That's a lot of unique users!


Ok, that's it, I'm not walking to work any more, at least until the weather is nice. Not enough people clear off their sidewalk of snow and ice, and I'm worried it'll give me an "excuse" to stop stairmastering. Considering one is a leisurely stroll and the other is actual exercise, that wouldn't be a great tradeoff.

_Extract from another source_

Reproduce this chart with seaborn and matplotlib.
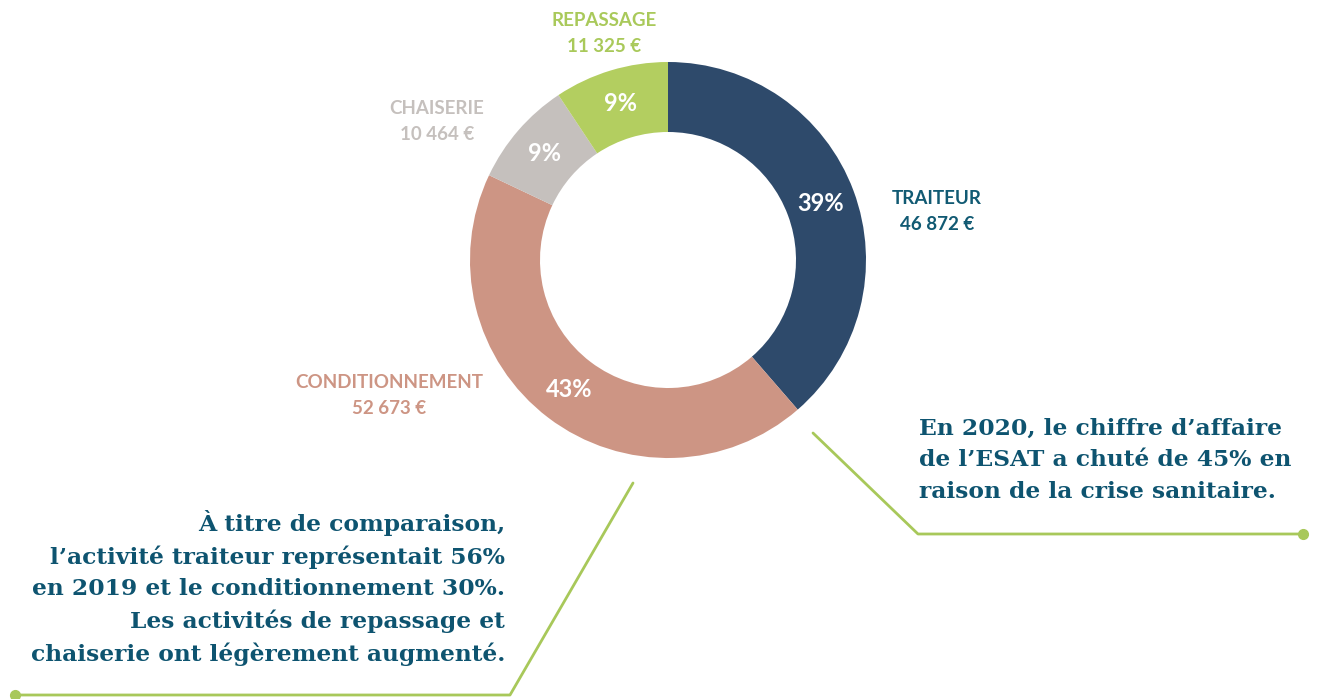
import matplotlib
matplotlib.use("Agg")
import matplotlib.pyplot as plt
import seaborn as sns
import numpy as np

# ---- data ----
categories = ["TRAITEUR", "CONDITIONNEMENT", "CHAISERIE", "REPASSAGE"]
amounts = [46872, 52673, 10464, 11325]
amount_labels = ["46 872 €", "52 673 €", "10 464 €", "11 325 €"]
pct_labels = ["39%", "43%", "9%", "9%"]
slice_colors = ["#2E4A6B", "#CD9584", "#C5C0BD", "#B3CE60"]
label_colors = ["#115A73", "#CD9584", "#C5C0BD", "#A9C95A"]

note_right = "En 2020, le chiffre d’affaire\nde l’ESAT a chuté de 45% en\nraison de la crise sanitaire."
note_left = ("À titre de comparaison,\nl’activité traiteur représentait 56%\n"
             "en 2019 et le conditionnement 30%.\nLes activités de repassage et\n"
             "chaiserie ont légèrement augmenté.")

sns.set_theme(style="white")
plt.rcParams["font.family"] = ["Lato", "DejaVu Sans"]

W, H = 1318, 699
fig = plt.figure(figsize=(W / 100, H / 100), dpi=100)
ax = fig.add_axes([0, 0, 1, 1])

def Y(y):
    return H - y

cx, cy, R = 668, 260, 198
wedges, texts = ax.pie(
    amounts, colors=slice_colors, startangle=90, counterclock=False,
    center=(cx, Y(cy)), radius=R, frame=True,
    wedgeprops=dict(width=70, linewidth=0),
)

# percentage labels inside ring
theta = 90.0
total = sum(amounts)
for v, p in zip(amounts, pct_labels):
    span = 360.0 * v / total
    mid = np.deg2rad(theta - span / 2)
    theta -= span
    r = 163
    ax.text(cx + r * np.cos(mid), Y(cy) + r * np.sin(mid), p, color="white",
            fontsize=17, fontweight="bold", ha="center", va="center")

# category labels
label_pos = {
    "TRAITEUR": (937, 199),
    "CONDITIONNEMENT": (389, 383),
    "CHAISERIE": (437, 108),
    "REPASSAGE": (604, 20),
}
for cat, amt, col in zip(categories, amount_labels, label_colors):
    x, y = label_pos[cat]
    ax.text(x, Y(y), cat, color=col, fontsize=13.5, fontweight="bold",
            ha="center", va="center")
    ax.text(x, Y(y + 26), amt, color=col, fontsize=13.5, fontweight="bold",
            ha="center", va="center")

# notes
text_col = "#0E5470"
ax.text(919, Y(418), note_right, color=text_col, fontsize=16.8, fontweight="bold",
        family="DejaVu Serif", ha="left", va="top", linespacing=1.55)
ax.text(505, Y(510), note_left, color=text_col, fontsize=16.8, fontweight="bold",
        family="DejaVu Serif", ha="right", va="top", linespacing=1.52)

# connector lines
green = "#A8C85A"
ax.plot([813, 918, 1303], [Y(433), Y(534), Y(534)], color=green, lw=2,
        solid_capstyle="round")
ax.plot([1303], [Y(534)], "o", color=green, ms=7)
ax.plot([633, 510, 15], [Y(483), Y(695), Y(695)], color=green, lw=2,
        solid_capstyle="round", clip_on=False)
ax.plot([15], [Y(695)], "o", color=green, ms=7, clip_on=False)

ax.set_xlim(0, W)
ax.set_ylim(0, H)
ax.set_aspect("equal")
ax.axis("off")

fig.savefig("out.png", dpi=100, facecolor="white")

The cartoon is from doodles I used to at school. It took me a while to realize I had given him the same name as Don Marquis' cockroach poet.

Link of the Moment
a short and happy life is a great semi-daily-updated website. K.Thor Jensen puts together something that's worth the daily click, pop-culture flotsam and jetsam, personal essays, multipanel cartoons he's done, music from his old two person band. One game he's developed is to masquerade as a_m_b_e_r_4_e_v_e_r, a 14 year old girl, on various chatrooms, trolling for people looking for cybersex then turning the tables on them in various ways. This one made me laugh out loud. Also, a long time ago I featured I Am The Stupidest Man Alive as the love blender feature selection.

Typo of the Moment
kirkli: good day, sinshine.
me to Lee on AOL-IM


Went to Harvard Square last night to buy some Astro City compilations (great comic book about the mundane side of a world with superheroes) and after I stopped in at Tealuxe, a café offering nothing but, well, Tea. Huge rows of various teas are lined up in bins behind the counter. Last June, Habib taught me how to make
Morocan Mint Tea
In a smallish glass, put the leaves from about four stems of mint and pat them down ("garden fresh mint" said the package- it should smell fresh and the leaves should be rough.) Pour boiling water over the leaves. Stir in two teaspoons of sugar. Keep stirring to ensure the leaves don't scold. Let simmer to taste. Drink and enjoy.
I think the mint in question is Spearmint. Anyway, Bin 197 at Tealuxe is Moroccan Mint, and I think it's a fair approximation. It might be the sugar that does the trick.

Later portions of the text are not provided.